Monday, September 07, 2009

Two-state solution or one-state solution to the Palestine problem?

The argument regarding the so-called middle east peace process appears to centre around the premise that a two state solution is the best and only feasible alternative and that a one state solution is unthinkable because it would mean that the state of Israel would cease to exist due to demographic reasons. However, If you think about it, the existing situation is already a one-state situation. By refusing to recognise borders, by its seizure of legally owned lands for settlers, by refusing to accept the legitimacy of Palestinian claims to the land, and by controlling the whole of the territory in Palestine ( land, sea and air including Gaza ), Israel has in a meaningful sense imposed a one state solution already. The problem with this Greater-Israel state are apartheid policies, lack of democratic rights, legal discrimination and state terrorism against the Arabs whether they have Israeli identity papers or not. Arabs with Israeli identity are also not immune from the racist whims of the state and continue to suffer from discrimination, demolitions and settlement activity. The assumption that the one state solution means the disappearance of Israel is mistaken. It assumes that discrimination would automatically disappear and democratic rights would prevail. A single state can still subjugate and discriminate against a section of the population. This is the case in many states across the world.

The two state solution is really a mirage. It allows the Israelis to give the impression that they are allowing a viable state for the Arabs, but in practice they will never concede any kind of control over the borders, air space or waters of the whole of the territory. Any rump Palestinian state will have limited economic freedom, limited or no defence capability, and no control over their own airspace and borders. Realistically, that would not be a state at all but rather a a semi-autonomous enclave/province subject to Israeli control. The Palestinians would only have nominally more freedom than they have now.

The problem as I see it is perception rather than reality. As long as they can continue to sell the perception of a possiblity of an an autonomous Palestinian state, the Zionists are content to let things drift along and continue their racist policies. The Western states are happy to go along with this and sell this perception to their own public.

Many Israelis would prefer a final solution that involves expulsion of the Palestinians into Jordan, Lebanon and Egypt. However, they realise that international outrage makes this scenario difficult so they prefer a slow genocide/ethnic cleansing whereby they allow the Arabs limited ability to fight back so they can claim to be fighting 'terrorism'. By subjecting the Arab population to state terror they hope that most will leave of their own accord.
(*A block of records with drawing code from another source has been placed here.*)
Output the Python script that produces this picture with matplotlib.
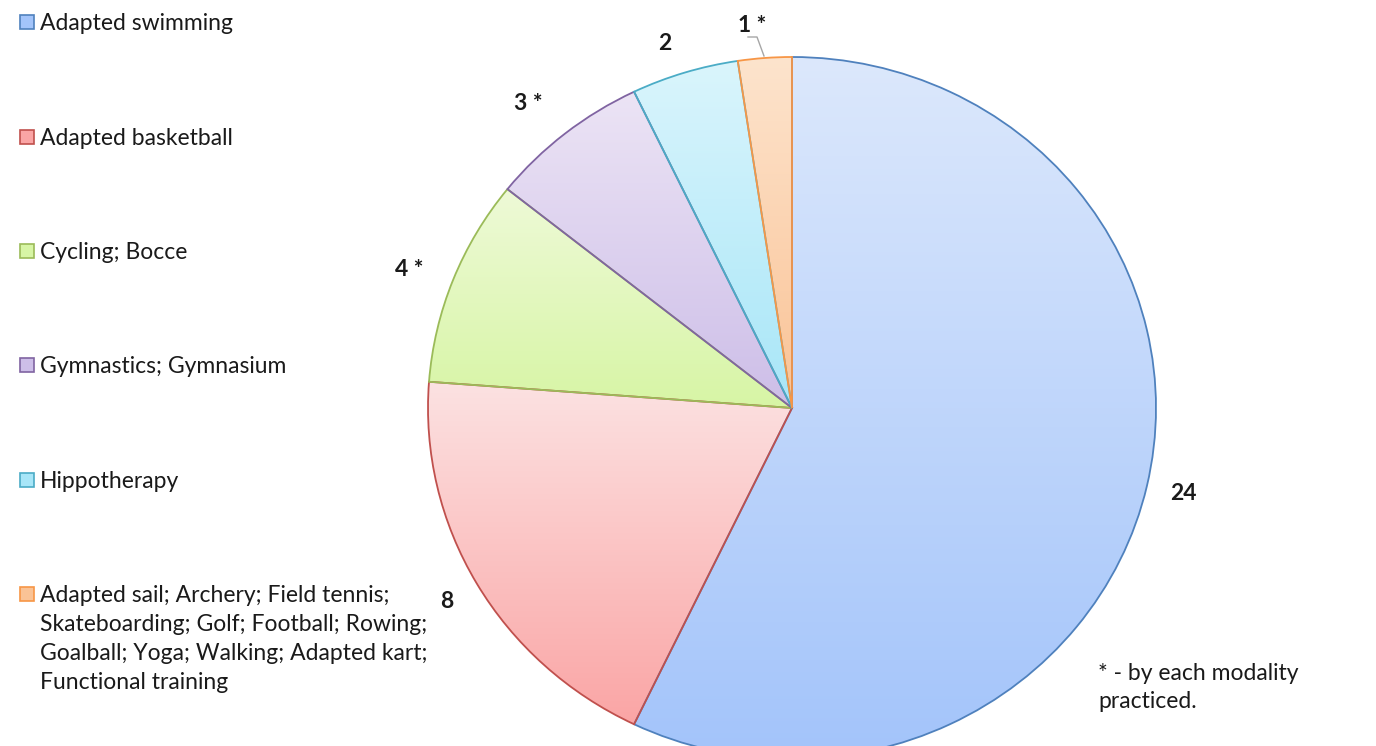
import numpy as np
import matplotlib.pyplot as plt
from matplotlib.patches import Rectangle
from matplotlib.lines import Line2D
from matplotlib.colors import LinearSegmentedColormap

plt.rcParams['font.family'] = ['Lato', 'DejaVu Sans']

categories = ['Adapted swimming', 'Adapted basketball', 'Cycling; Bocce',
              'Gymnastics; Gymnasium', 'Hippotherapy',
              'Adapted sail; Archery; Field tennis;\nSkateboarding; Golf; Football; Rowing;\n'
              'Goalball; Yoga; Walking; Adapted kart;\nFunctional training']
values = [24, 8, 4, 3, 2, 1]
value_labels = ['24', '8', '4 *', '3 *', '2', '1 *']

# gradient top / bottom and edge colour per slice
tops = ['#dce8fc', '#fce2e2', '#eefad7', '#ece4f5', '#daf5fc', '#fde4cd']
bottoms = ['#a3c4fa', '#faa5a5', '#d7f5a5', '#cdbee8', '#a8e6f8', '#fac396']
edges = ['#4f81bd', '#c0504d', '#9bbb59', '#8064a2', '#4bacc6', '#f79646']

W, H = 1376, 746
fig = plt.figure(figsize=(W / 100, H / 100), dpi=100)

# pie centre (792, 408) px, radii 364 x 351 px
cx, cy, rx, ry = 792, 408, 364, 351
ax = fig.add_axes([(cx - rx) / W, (H - cy - ry) / H, 2 * rx / W, 2 * ry / H])
wedges, _ = ax.pie(values, startangle=90, counterclock=False, radius=1,
                   wedgeprops=dict(linewidth=1.3))
grad = np.linspace(0, 1, 256).reshape(-1, 1)
for w, t, b, e in zip(wedges, tops, bottoms, edges):
    w.set_facecolor('none')
    w.set_edgecolor(e)
    w.set_zorder(3)
    bb = w.get_path().get_extents()
    cmap = LinearSegmentedColormap.from_list('g', [t, b])
    im = ax.imshow(grad, cmap=cmap, extent=(bb.x0, bb.x1, bb.y0, bb.y1),
                   origin='upper', aspect='auto', zorder=2)
    im.set_clip_path(w)
ax.set_aspect('auto')
ax.set_xlim(-1, 1)
ax.set_ylim(-1, 1)
ax.axis('off')


def fx(x):
    return x / W


def fy(y):
    return 1 - y / H


FS = 16.5

# value labels
label_pos = [(1183, 494), (447, 601), (409, 269), (528, 104), (665, 43), (752, 26)]
for txt, (x, y) in zip(value_labels, label_pos):
    fig.text(fx(x), fy(y), txt, ha='center', va='center', fontsize=FS,
             fontweight='bold', color='#1a1a1a')
fig.add_artist(Line2D([fx(748), fx(757), fx(764)], [fy(37), fy(37), fy(56)],
                      color='#a6a6a6', lw=1))

# legend
rows = [22, 137, 251, 365, 480, 594]
for cat, y, t, b, e in zip(categories, rows, tops, bottoms, edges):
    fig.add_artist(Rectangle((fx(20), fy(y + 7)), 14 / W, 14 / H,
                             facecolor=b, edgecolor=e, lw=1.2))
    fig.text(fx(40), fy(y - 9), cat, ha='left', va='top', fontsize=FS,
             color='#1a1a1a', linespacing=1.47)

fig.text(fx(1098), fy(663), '* - by each modality\npracticed.', ha='left', va='top',
         fontsize=FS, color='#1a1a1a', linespacing=1.43)

fig.savefig('out.png', dpi=100)
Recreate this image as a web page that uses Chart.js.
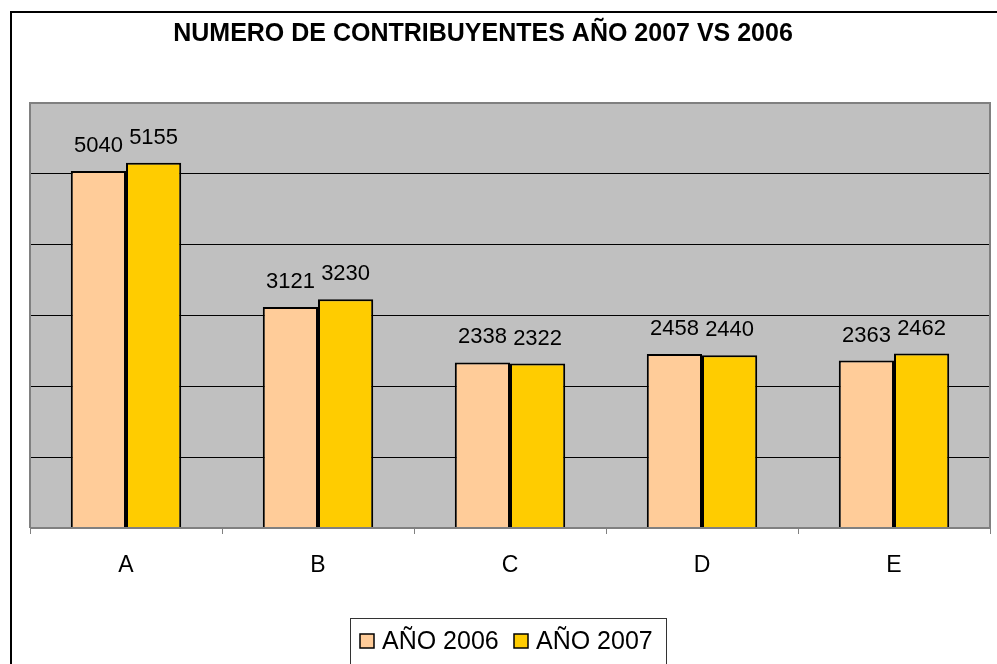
<!DOCTYPE html>
<html>
<head>
<meta charset="utf-8">
<script src="https://cdn.jsdelivr.net/npm/chart.js@4.4.0/dist/chart.umd.min.js"></script>
<style>
  html, body { margin: 0; padding: 0; background: #fff; }
  #wrap { width: 997px; height: 664px; }
</style>
</head>
<body>
<div id="wrap"><canvas id="contribChart" width="997" height="664"></canvas></div>
<script>
// Data
const categories = ['A', 'B', 'C', 'D', 'E'];
const year2006 = [5040, 3121, 2338, 2458, 2363];
const year2007 = [5155, 3230, 2322, 2440, 2462];
const seriesNames = ['AÑO 2006', 'AÑO 2007'];
const chartTitle = 'NUMERO DE CONTRIBUYENTES AÑO 2007 VS 2006';

const FONT = "'Liberation Sans', Arial, sans-serif";

// frame, grey plot background, title and legend box (Excel style)
const excelLook = {
  id: 'excelLook',
  beforeDraw(chart) {
    const { ctx, chartArea: a } = chart;
    ctx.save();
    ctx.fillStyle = '#fff';
    ctx.fillRect(0, 0, chart.width, chart.height);
    // outer frame (left + top only, the rest is cropped)
    ctx.strokeStyle = '#000';
    ctx.lineWidth = 2;
    ctx.beginPath();
    ctx.moveTo(11, chart.height);
    ctx.lineTo(11, 12);
    ctx.lineTo(chart.width, 12);
    ctx.stroke();
    // plot background
    ctx.fillStyle = '#c0c0c0';
    ctx.fillRect(a.left, a.top, a.right - a.left, a.bottom - a.top);
    // title
    ctx.fillStyle = '#000';
    ctx.font = 'bold 25px ' + FONT;
    ctx.textAlign = 'center';
    ctx.textBaseline = 'middle';
    ctx.fillText(chartTitle, 483, 34);
    ctx.restore();
  },
  afterDatasetsDraw(chart) {
    const { ctx, chartArea: a } = chart;
    ctx.save();
    // plot border
    ctx.strokeStyle = '#808080';
    ctx.lineWidth = 2;
    ctx.beginPath();
    ctx.moveTo(a.left, a.bottom);
    ctx.lineTo(a.left, a.top);
    ctx.lineTo(a.right, a.top);
    ctx.lineTo(a.right, a.bottom);
    ctx.stroke();
    ctx.beginPath();
    ctx.moveTo(a.left, a.bottom);
    ctx.lineTo(a.right, a.bottom);
    ctx.stroke();

    // value labels above the bars
    ctx.fillStyle = '#000';
    ctx.font = '22px ' + FONT;
    ctx.textAlign = 'center';
    ctx.textBaseline = 'alphabetic';
    chart.data.datasets.forEach((ds, i) => {
      chart.getDatasetMeta(i).data.forEach((bar, j) => {
        ctx.fillText(String(ds.data[j]), bar.x, bar.y - 19);
      });
    });

    // legend
    const lx = 350, ly = 618, lw = 316, lh = 46;
    ctx.fillStyle = '#fff';
    ctx.fillRect(lx, ly, lw, lh);
    ctx.strokeStyle = '#333';
    ctx.lineWidth = 1;
    ctx.strokeRect(lx + 0.5, ly + 0.5, lw, lh);
    ctx.font = '25px ' + FONT;
    ctx.textAlign = 'left';
    ctx.textBaseline = 'middle';
    const starts = [360, 514];
    chart.data.datasets.forEach((ds, i) => {
      const sx = starts[i];
      ctx.fillStyle = ds.backgroundColor;
      ctx.fillRect(sx, 634, 14, 14);
      ctx.strokeStyle = '#000';
      ctx.lineWidth = 1.5;
      ctx.strokeRect(sx, 634, 14, 14);
      ctx.fillStyle = '#000';
      ctx.fillText(ds.label, sx + 22, 642);
    });
    ctx.restore();
  }
};

const contribCtx = document.getElementById('contribChart').getContext('2d');
new Chart(contribCtx, {
  type: 'bar',
  data: {
    labels: categories,
    datasets: [
      {
        label: seriesNames[0],
        data: year2006,
        backgroundColor: '#FFCC99',
        borderColor: '#000',
        borderWidth: 2,
        categoryPercentage: 0.575,
        barPercentage: 1.0
      },
      {
        label: seriesNames[1],
        data: year2007,
        backgroundColor: '#FFCC00',
        borderColor: '#000',
        borderWidth: 2,
        categoryPercentage: 0.575,
        barPercentage: 1.0
      }
    ]
  },
  options: {
    responsive: false,
    animation: false,
    layout: { padding: { left: 30, right: 7, top: 103, bottom: 0 } },
    scales: {
      x: {
        grid: {
          offset: true,
          drawOnChartArea: false,
          color: '#808080',
          lineWidth: 1,
          tickLength: 6
        },
        border: { display: false },
        ticks: { font: { family: FONT, size: 23 }, color: '#000', padding: 18 },
        afterFit: (axis) => { axis.height = 136; }
      },
      y: {
        min: 0,
        max: 6000,
        ticks: { stepSize: 1000, display: false },
        border: { display: false },
        grid: {
          drawTicks: false,
          color: (c) => (c.tick && (c.tick.value === 0 || c.tick.value === 6000)) ? 'rgba(0,0,0,0)' : '#000',
          lineWidth: 1
        },
        afterFit: (axis) => { axis.width = 0; }
      }
    },
    plugins: {
      legend: { display: false },
      title: { display: false },
      tooltip: { enabled: false }
    }
  },
  plugins: [excelLook]
});
</script>
</body>
</html>
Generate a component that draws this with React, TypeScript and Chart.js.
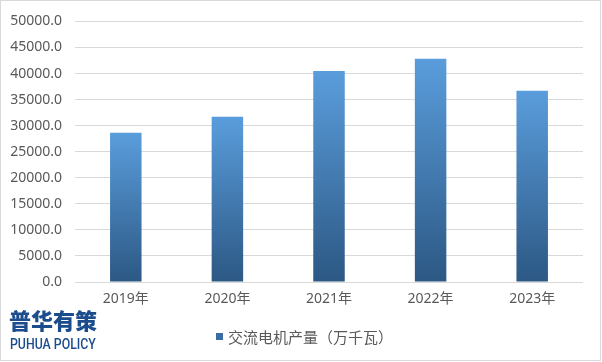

Debate in the West about which solution is preferable is ironic since the West hold the key to the solution. If they were not conniving with the Zionists, they would have long ago isolated the zionist reshime, stopped funding it and arming it. That is the only way that the politicians and public of Israel will be forced to accept that Arabs too have a right to democracy. They also must have rights to security, to land, to fresh water, to gas off the coast of Gaza, to fishing, to travel without restriction, to play football and take part in the other activities that are available to free people.